--- Information provided ---
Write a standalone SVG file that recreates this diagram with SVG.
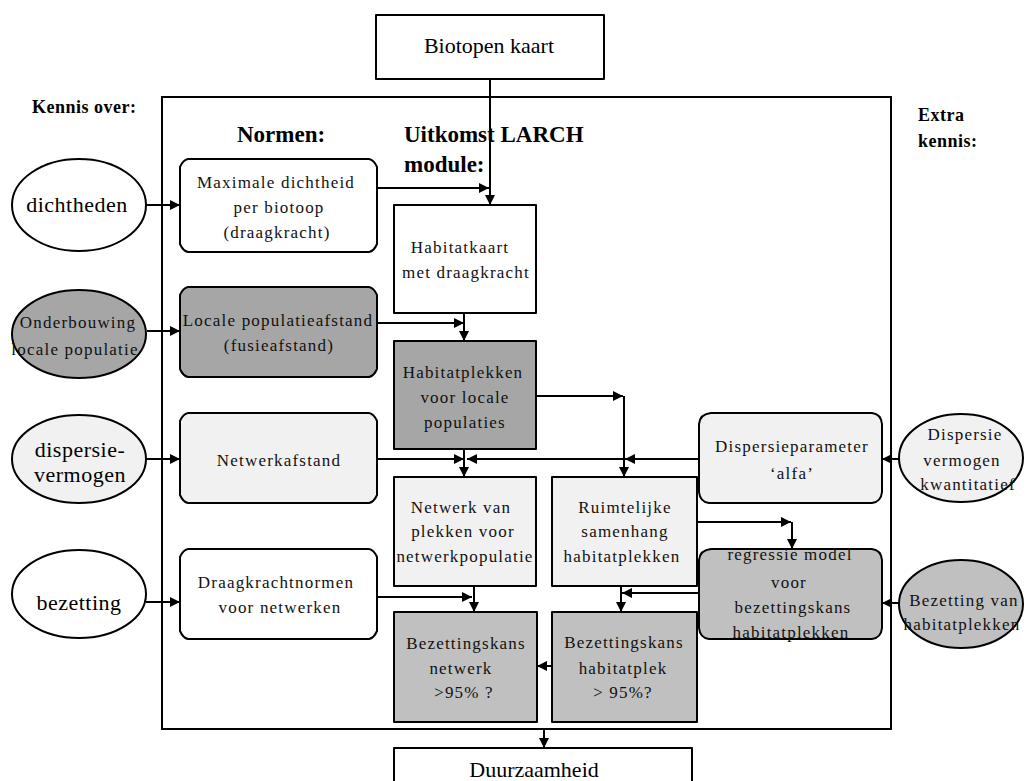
<svg xmlns="http://www.w3.org/2000/svg" width="1035" height="781" viewBox="0 0 1035 781">
<defs>
<marker id="ah" markerUnits="userSpaceOnUse" markerWidth="11" markerHeight="10" refX="10" refY="5" orient="auto">
<path d="M0,0 L10,5 L0,10 Z" fill="#000"/>
</marker>
<style>
.b{stroke:#000;stroke-width:2;stroke-linejoin:round}
.w{fill:#fff}.l{fill:#f1f1f1}.d{fill:#a6a6a6}.m{fill:#c0c0c0}
.t{font-family:"Liberation Serif",serif;font-size:17px;letter-spacing:1.2px;fill:#111;text-anchor:middle}
.e{font-family:"Liberation Serif",serif;font-size:22px;letter-spacing:0.5px;fill:#000;text-anchor:middle}
.h{font-family:"Liberation Serif",serif;font-weight:bold;font-size:23px;fill:#000}
.k{font-family:"Liberation Serif",serif;font-weight:bold;font-size:18px;letter-spacing:0.5px;fill:#000}
.c{fill:none;stroke:#000;stroke-width:2}
.ca{fill:none;stroke:#000;stroke-width:2;marker-end:url(#ah)}
</style>
</defs>
<rect x="0" y="0" width="1035" height="781" fill="#fff"/>

<g id="frame"><rect x="162" y="97" width="729" height="632" fill="none" stroke="#000" stroke-width="2"/></g>

<g id="labels">
<text class="k" x="32" y="113">Kennis over:</text>
<text class="k" x="918" y="121">Extra</text>
<text class="k" x="918" y="147">kennis:</text>
<text class="h" x="237" y="142">Normen:</text>
<text class="h" x="404" y="142">Uitkomst LARCH</text>
<text class="h" x="404" y="172">module:</text>
</g>

<g id="biotopen"><rect class="b w" x="376" y="15" width="228" height="64"/><text class="e" style="letter-spacing:0" x="489" y="53">Biotopen kaart</text></g>

<g id="dichtheden"><ellipse class="b w" cx="79" cy="205" rx="67" ry="46"/><text class="e" x="77" y="212">dichtheden</text></g>
<g id="onderbouwing"><ellipse class="b d" cx="79" cy="334" rx="67" ry="44"/><text class="t" x="78" y="328">Onderbouwing</text><text class="t" x="75" y="355">locale populatie</text></g>
<g id="dispersievermogen"><ellipse class="b l" cx="79" cy="459" rx="67" ry="44"/><text class="e" x="80" y="457">dispersie-</text><text class="e" x="80" y="482">vermogen</text></g>
<g id="bezetting"><ellipse class="b w" cx="79" cy="594" rx="67" ry="44"/><text class="e" x="79" y="610">bezetting</text></g>

<g id="dispersiekwant"><ellipse class="b l" cx="961" cy="458" rx="62" ry="44"/><text class="t" x="965" y="440">Dispersie</text><text class="t" x="962" y="466">vermogen</text><text class="t" x="968" y="490">kwantitatief</text></g>
<g id="bezettingvan"><ellipse class="b m" cx="961" cy="604" rx="62" ry="44"/><text class="t" x="964" y="606">Bezetting van</text><text class="t" x="962" y="630">habitatplekken</text></g>

<g id="maxdicht"><path class="b w" d="M188,159 H369 Q374,160 377,167 V244 Q374,251 369,252 H188 Q183,251 180,244 V167 Q183,160 188,159 Z"/><text class="t" x="276" y="188">Maximale dichtheid</text><text class="t" x="279" y="213">per biotoop</text><text class="t" x="277" y="238">(draagkracht)</text></g>
<g id="localeafstand"><path class="b d" d="M188,287 H369 Q374,288 377,295 V369 Q374,376 369,377 H188 Q183,376 180,369 V295 Q183,288 188,287 Z"/><text class="t" x="278" y="326">Locale populatieafstand</text><text class="t" x="279" y="351">(fusieafstand)</text></g>
<g id="netwerkafstand"><path class="b l" d="M188,413 H369 Q374,414 377,421 V495 Q374,502 369,503 H188 Q183,502 180,495 V421 Q183,414 188,413 Z"/><text class="t" x="279" y="466">Netwerkafstand</text></g>
<g id="draagkrachtnormen"><path class="b w" d="M188,549 H369 Q374,550 377,557 V631 Q374,638 369,639 H188 Q183,638 180,631 V557 Q183,550 188,549 Z"/><text class="t" x="276" y="588">Draagkrachtnormen</text><text class="t" x="280" y="613">voor netwerken</text></g>

<g id="dispersieparameter"><path class="b l" d="M711,413 H872 Q881,414 882,424 V492 Q881,502 872,503 H709 Q700,502 699,492 V424 Q700,414 711,413 Z"/><text class="t" x="792" y="452">Dispersieparameter</text><text class="t" x="792" y="479">&#8216;alfa&#8217;</text></g>
<g id="regressie"><path class="b m" d="M711,549 H872 Q881,550 882,560 V628 Q881,638 872,639 H709 Q700,638 699,628 V560 Q700,550 711,549 Z"/><text class="t" x="790" y="560">regressie model</text><text class="t" x="789" y="588">voor</text><text class="t" x="793" y="613">bezettingskans</text><text class="t" x="791" y="638">habitatplekken</text></g>

<g id="habitatkaart"><rect class="b w" x="394" y="205" width="142" height="108"/><text class="t" x="460" y="253">Habitatkaart</text><text class="t" x="466" y="278">met draagkracht</text></g>
<g id="habitatplekken"><rect class="b d" x="394" y="341" width="142" height="108"/><text class="t" x="463" y="378">Habitatplekken</text><text class="t" x="465" y="403">voor locale</text><text class="t" x="465" y="428">populaties</text></g>
<g id="netwerkvan"><rect class="b l" x="394" y="477" width="142" height="109"/><text class="t" x="461" y="513">Netwerk van</text><text class="t" x="463" y="537">plekken voor</text><text class="t" x="465" y="562">netwerkpopulatie</text></g>
<g id="ruimtelijke"><rect class="b l" x="552" y="477" width="145" height="109"/><text class="t" x="625" y="513">Ruimtelijke</text><text class="t" x="625" y="537">samenhang</text><text class="t" x="622" y="562">habitatplekken</text></g>
<g id="bezkansnetwerk"><rect class="b m" x="394" y="612" width="143" height="110"/><text class="t" x="466" y="649">Bezettingskans</text><text class="t" x="461" y="674">netwerk</text><text class="t" x="464" y="698">&gt;95% ?</text></g>
<g id="bezkanshabitat"><rect class="b m" x="552" y="612" width="145" height="110"/><text class="t" x="624" y="648">Bezettingskans</text><text class="t" x="623" y="674">habitatplek</text><text class="t" x="623" y="698">&gt; 95%?</text></g>

<g id="duurzaamheid"><rect class="b w" x="394" y="748" width="298" height="45"/><text class="e" style="letter-spacing:0" x="534" y="777">Duurzaamheid</text></g>

<g id="connectors">
<path class="ca" d="M490,79 V205"/>
<path class="ca" d="M377,188 H489"/>
<path class="ca" d="M146,205 H180"/>
<path class="ca" d="M147,331 H180"/>
<path class="ca" d="M377,323 H464"/>
<path class="ca" d="M464,313 V341"/>
<path class="ca" d="M146,459 H180"/>
<path class="ca" d="M377,459 H464"/>
<path class="ca" d="M464,449 V477"/>
<path class="ca" d="M699,459 H467"/>
<path class="ca" d="M699,459 H625"/>
<path class="ca" d="M536,396 H623"/>
<path class="ca" d="M624,396 V477"/>
<path class="ca" d="M474,586 V612"/>
<path class="ca" d="M377,597 H472"/>
<path class="ca" d="M146,602 H180"/>
<path class="ca" d="M697,522 H791"/>
<path class="ca" d="M792,522 V549"/>
<path class="ca" d="M699,593 H622"/>
<path class="ca" d="M621,586 V612"/>
<path class="ca" d="M552,666 H537"/>
<path class="ca" d="M544,729 V748"/>
<path class="ca" d="M899,459 H882"/>
<path class="ca" d="M899,603 H882"/>
</g>
</svg>
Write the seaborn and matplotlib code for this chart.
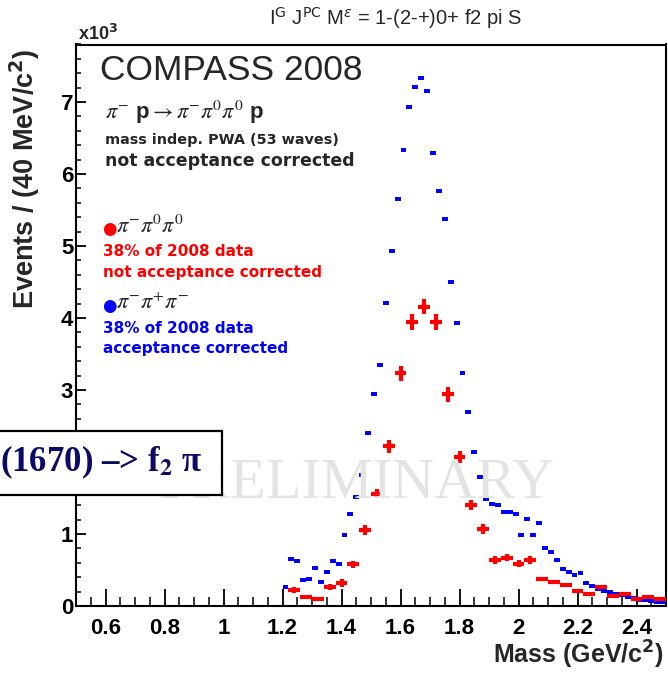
import matplotlib
matplotlib.use("Agg")
import matplotlib.pyplot as plt
from matplotlib.ticker import MultipleLocator, FuncFormatter
from matplotlib.patches import Rectangle
import pandas as pd
import seaborn as sns

# pi- pi+ pi- sample, acceptance corrected, 20 MeV bins (events x 10^3)
mass_charged = [1.21, 1.23, 1.25, 1.27, 1.29, 1.31, 1.33, 1.35, 1.37, 1.39,
                1.41, 1.43, 1.45, 1.47, 1.49, 1.51, 1.53, 1.55, 1.57, 1.59,
                1.61, 1.63, 1.65, 1.67, 1.69, 1.71, 1.73, 1.75, 1.77, 1.79,
                1.81, 1.83, 1.85, 1.87, 1.89, 1.91, 1.93, 1.95, 1.97, 1.99,
                2.01, 2.03, 2.05, 2.07, 2.09, 2.11, 2.13, 2.15, 2.17, 2.19,
                2.21, 2.23, 2.25, 2.27, 2.29, 2.31, 2.33, 2.35, 2.37, 2.39,
                2.41, 2.43, 2.45, 2.47, 2.49]
events_charged = [0.27, 0.65, 0.63, 0.36, 0.37, 0.53, 0.34, 0.47, 0.62, 0.58,
                  0.98, 1.28, 1.52, 1.82, 2.40, 2.95, 3.35, 4.21, 4.93, 5.65,
                  6.34, 6.93, 7.21, 7.34, 7.16, 6.29, 5.76, 5.38, 4.50, 3.93,
                  3.24, 2.69, 2.14, 1.79, 1.49, 1.41, 1.40, 1.31, 1.30, 1.28,
                  0.98, 1.21, 0.98, 1.15, 0.81, 0.75, 0.64, 0.52, 0.47, 0.43,
                  0.46, 0.32, 0.28, 0.24, 0.21, 0.19, 0.17, 0.15, 0.13, 0.11,
                  0.09, 0.08, 0.075, 0.06, 0.05]

# pi- pi0 pi0 sample, not acceptance corrected, 40 MeV bins (events x 10^3)
mass_neutral = [1.24, 1.28, 1.32, 1.36, 1.40, 1.44, 1.48, 1.52, 1.56, 1.60,
                1.64, 1.68, 1.72, 1.76, 1.80, 1.84, 1.88, 1.92, 1.96, 2.00,
                2.04, 2.08, 2.12, 2.16, 2.20, 2.24, 2.28, 2.32, 2.36, 2.40,
                2.44, 2.48]
events_neutral = [0.22, 0.125, 0.095, 0.26, 0.32, 0.58, 1.05, 1.56, 2.22, 3.23,
                  3.94, 4.16, 3.95, 2.94, 2.07, 1.40, 1.07, 0.64, 0.67, 0.59,
                  0.64, 0.38, 0.34, 0.29, 0.21, 0.165, 0.26, 0.145, 0.165, 0.10,
                  0.13, 0.10]
errors_neutral = [0.04, 0.02, 0.02, 0.04, 0.05, 0.05, 0.07, 0.06, 0.09, 0.10,
                  0.11, 0.11, 0.11, 0.10, 0.09, 0.07, 0.07, 0.05, 0.05, 0.05,
                  0.05, 0.02, 0.02, 0.02, 0.02, 0.02, 0.02, 0.02, 0.02, 0.015,
                  0.015, 0.015]

x_ticks_major = 0.2
y_ticks_major = 1.0

W, H = 668, 673
RED = "#ff0000"
BLUE = "#0000ff"

sns.set_theme(style="white")
plt.rcParams["font.family"] = ["Liberation Sans", "DejaVu Sans"]

fig = plt.figure(figsize=(W / 100, H / 100), dpi=100)


def fx(px):
    return px / W


def fy(py):
    return 1 - py / H


ax = fig.add_axes([fx(76), 67 / H, 590 / W, 561.5 / H])

charged = pd.DataFrame({"mass": mass_charged, "events": events_charged})
neutral = pd.DataFrame({"mass": mass_neutral, "events": events_neutral,
                        "err": errors_neutral})

# charged-pion points: short horizontal bin-width bars with a square core
ax.errorbar(charged["mass"], charged["events"], xerr=0.01, fmt="none",
            ecolor=BLUE, elinewidth=2.8, capsize=0, zorder=3)
sns.scatterplot(data=charged, x="mass", y="events", marker="s", s=12,
                color=BLUE, linewidth=0, ax=ax, zorder=3)

# neutral-pion points: crosses from bin width and statistical error
ax.errorbar(neutral["mass"], neutral["events"], xerr=0.02, yerr=neutral["err"],
            fmt="none", ecolor=RED, elinewidth=3.0, capsize=0, zorder=4)

ax.set_xlim(0.5, 2.5)
ax.set_ylim(0, 7.8)
ax.set_xlabel("")
ax.set_ylabel("")

ax.xaxis.set_major_locator(MultipleLocator(x_ticks_major))
ax.xaxis.set_minor_locator(MultipleLocator(0.05))
ax.yaxis.set_major_locator(MultipleLocator(y_ticks_major))
ax.yaxis.set_minor_locator(MultipleLocator(0.2))
ax.xaxis.set_major_formatter(FuncFormatter(lambda v, p: f"{v:g}"))
ax.yaxis.set_major_formatter(FuncFormatter(lambda v, p: f"{v:g}"))

ax.tick_params(axis="x", which="major", direction="in", length=12, width=1.3,
               pad=9, labelsize=16, colors="black", bottom=True, top=False)
ax.tick_params(axis="x", which="minor", direction="in", length=6.5, width=1.3,
               bottom=True, top=False)
ax.tick_params(axis="y", which="major", direction="in", length=7, width=1.3,
               pad=2, labelsize=16, colors="black", left=True, right=False)
ax.tick_params(axis="y", which="minor", direction="in", length=3.8, width=1.3,
               left=True, right=False)
for lab in ax.get_xticklabels() + ax.get_yticklabels():
    lab.set_fontweight("bold")

for sp in ax.spines.values():
    sp.set_color("black")
    sp.set_linewidth(1.5)
    sp.set_visible(True)

# axis titles and exponent
fig.text(fx(664), fy(655), r"Mass (GeV/c$^{\mathbf{2}}$)", fontsize=18,
         fontweight="bold", ha="right", va="center")
fig.text(fx(25), fy(48), r"Events / (40 MeV/c$^{\mathbf{2}}$)", fontsize=19.5,
         fontweight="bold", rotation=90, ha="center", va="top")
fig.text(fx(78), fy(34), r"x10$^{\mathbf{3}}$", fontsize=13,
         fontweight="bold", ha="left", va="center")

# histogram title
fig.text(fx(396), fy(18),
         r"I$^{\mathrm{G}}$ J$^{\mathrm{PC}}$ M$^{\varepsilon}$ = 1-(2-+)0+ f2 pi S",
         fontsize=14.5, ha="center", va="center")

# experiment labels
fig.text(fx(100), fy(71), "COMPASS 2008", fontsize=25.5, ha="left",
         va="center")
fig.text(fx(105), fy(112), r"$\pi^{-}$ p$\rightarrow\pi^{-}\pi^{0}\pi^{0}$ p",
         fontsize=16, fontweight="bold", math_fontfamily="stix",
         ha="left", va="center")
fig.text(fx(105), fy(140), "mass indep. PWA (53 waves)", fontsize=10.4,
         fontweight="bold", family="DejaVu Sans", ha="left", va="center")
fig.text(fx(105), fy(161), "not acceptance corrected", fontsize=12.5,
         fontweight="bold", family="DejaVu Sans", ha="left", va="center")

# sample descriptions
fig.text(fx(102), fy(229), "\u25cf", fontsize=12, color=RED,
         family="DejaVu Sans", ha="left", va="center")
fig.text(fx(116), fy(227), r"$\pi^{-}\pi^{0}\pi^{0}$", fontsize=16,
         math_fontfamily="stix", ha="left", va="center")
fig.text(fx(103), fy(251), "38% of 2008 data", fontsize=11, color=RED,
         fontweight="bold", family="DejaVu Sans", ha="left", va="center")
fig.text(fx(103), fy(272), "not acceptance corrected", fontsize=11, color=RED,
         fontweight="bold", family="DejaVu Sans", ha="left", va="center")

fig.text(fx(102), fy(306), "\u25cf", fontsize=12, color=BLUE,
         family="DejaVu Sans", ha="left", va="center")
fig.text(fx(116), fy(304), r"$\pi^{-}\pi^{+}\pi^{-}$", fontsize=16,
         math_fontfamily="stix", ha="left", va="center")
fig.text(fx(103), fy(328), "38% of 2008 data", fontsize=11, color=BLUE,
         fontweight="bold", family="DejaVu Sans", ha="left", va="center")
fig.text(fx(103), fy(348), "acceptance corrected", fontsize=11, color=BLUE,
         fontweight="bold", family="DejaVu Sans", ha="left", va="center")

# watermark drawn over the data
fig.text(fx(357), fy(484), "PRELIMINARY", fontsize=42, color="#e4e4e4",
         family="Liberation Serif", ha="center", va="center", zorder=4)

# decay-channel box
fig.add_artist(Rectangle((fx(-5), fy(495)), 227 / W, 64 / H,
                         transform=fig.transFigure, facecolor="white",
                         edgecolor="black", linewidth=1.6, zorder=5))
fig.text(fx(0), fy(462), "(1670) \u2013> f$_{\\mathbf{2}}$ \u03c0",
         fontsize=25, fontweight="bold", color="#0b0b66",
         family="Liberation Serif", math_fontfamily="stix",
         ha="left", va="center", zorder=6)

fig.savefig("out.png", dpi=100)
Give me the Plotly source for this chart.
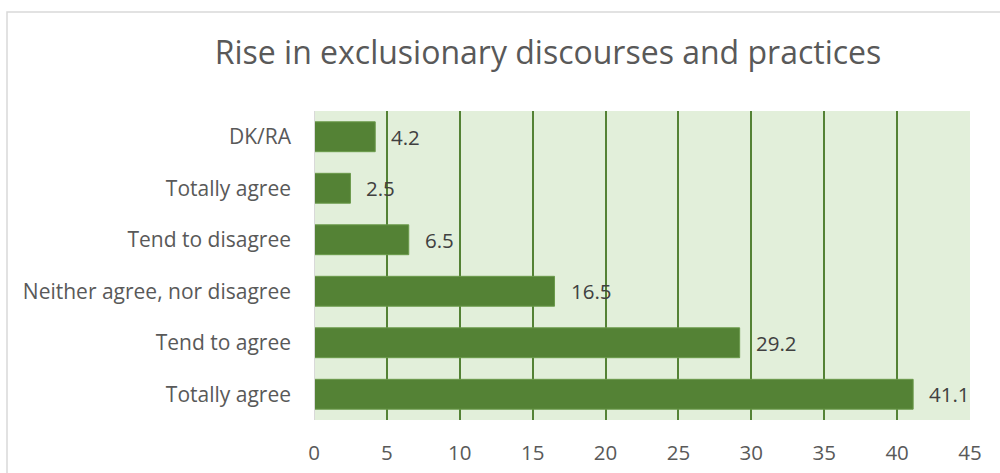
import plotly.graph_objects as go

categories = ["Totally agree", "Tend to agree", "Neither agree, nor disagree",
              "Tend to disagree", "Totally agree", "DK/RA"]
values = [41.1, 29.2, 16.5, 6.5, 2.5, 4.2]
x_ticks = [0, 5, 10, 15, 20, 25, 30, 35, 40, 45]
title = "Rise in exclusionary discourses and practices"

ypos = list(range(len(categories)))
FONT = "Open Sans"

fig = go.Figure()
fig.add_trace(go.Bar(
    x=values, y=ypos, orientation="h",
    marker=dict(color="#548235", line=dict(color="#6b9a4b", width=1)),
    hoverinfo="x+y",
))
for v, y in zip(values, ypos):
    fig.add_annotation(x=v, y=y, xref="x", yref="y", text=f"{v}",
                       showarrow=False, xanchor="left", xshift=14,
                       font=dict(family=FONT, size=20.5, color="#404040"))

fig.update_layout(
    width=1000, height=473,
    margin=dict(l=314, r=30, t=111, b=53, autoexpand=False),
    paper_bgcolor="white", plot_bgcolor="#E2EFDA",
    bargap=0.42, showlegend=False,
    title=dict(text=title, x=0.548, xanchor="center", y=0.889, yanchor="middle",
               font=dict(family=FONT, size=32, color="#595959")),
    xaxis=dict(range=[0, 45], tickvals=x_ticks, showgrid=True,
               gridcolor="#548235", gridwidth=2, zeroline=False,
               showline=False, ticks="", ticklabelstandoff=18, automargin=False,
               tickfont=dict(family=FONT, size=20.5, color="#595959")),
    yaxis=dict(tickvals=ypos, ticktext=categories, range=[-0.5, 5.5],
               showgrid=False, zeroline=False, showline=False, ticks="",
               ticklabelstandoff=22, automargin=False,
               tickfont=dict(family=FONT, size=21, color="#595959")),
    shapes=[
        dict(type="line", xref="x", yref="paper", x0=0, x1=0, y0=0, y1=1,
             line=dict(color="#D9D9D9", width=2)),
        dict(type="rect", xref="paper", yref="paper",
             x0=(7 - 314) / 656, x1=(1010 - 314) / 656,
             y0=(420 - 490) / 309, y1=(420 - 12) / 309,
             line=dict(color="#D9D9D9", width=1.5), fillcolor="rgba(0,0,0,0)"),
    ],
)
fig.write_html("out.html")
---
_The exercise:_ Only the lines between the line with "Write the seaborn" and the line with "0.09, 0.08, 0.075, 0.06, 0.05]", inclusive, should be reproduced, exactly as written and without pictures.

_Response to this exercise:_
Write the seaborn and matplotlib code for this chart.
import matplotlib
matplotlib.use("Agg")
import matplotlib.pyplot as plt
from matplotlib.ticker import MultipleLocator, FuncFormatter
from matplotlib.patches import Rectangle
import pandas as pd
import seaborn as sns

# pi- pi+ pi- sample, acceptance corrected, 20 MeV bins (events x 10^3)
mass_charged = [1.21, 1.23, 1.25, 1.27, 1.29, 1.31, 1.33, 1.35, 1.37, 1.39,
                1.41, 1.43, 1.45, 1.47, 1.49, 1.51, 1.53, 1.55, 1.57, 1.59,
                1.61, 1.63, 1.65, 1.67, 1.69, 1.71, 1.73, 1.75, 1.77, 1.79,
                1.81, 1.83, 1.85, 1.87, 1.89, 1.91, 1.93, 1.95, 1.97, 1.99,
                2.01, 2.03, 2.05, 2.07, 2.09, 2.11, 2.13, 2.15, 2.17, 2.19,
                2.21, 2.23, 2.25, 2.27, 2.29, 2.31, 2.33, 2.35, 2.37, 2.39,
                2.41, 2.43, 2.45, 2.47, 2.49]
events_charged = [0.27, 0.65, 0.63, 0.36, 0.37, 0.53, 0.34, 0.47, 0.62, 0.58,
                  0.98, 1.28, 1.52, 1.82, 2.40, 2.95, 3.35, 4.21, 4.93, 5.65,
                  6.34, 6.93, 7.21, 7.34, 7.16, 6.29, 5.76, 5.38, 4.50, 3.93,
                  3.24, 2.69, 2.14, 1.79, 1.49, 1.41, 1.40, 1.31, 1.30, 1.28,
                  0.98, 1.21, 0.98, 1.15, 0.81, 0.75, 0.64, 0.52, 0.47, 0.43,
                  0.46, 0.32, 0.28, 0.24, 0.21, 0.19, 0.17, 0.15, 0.13, 0.11,
                  0.09, 0.08, 0.075, 0.06, 0.05]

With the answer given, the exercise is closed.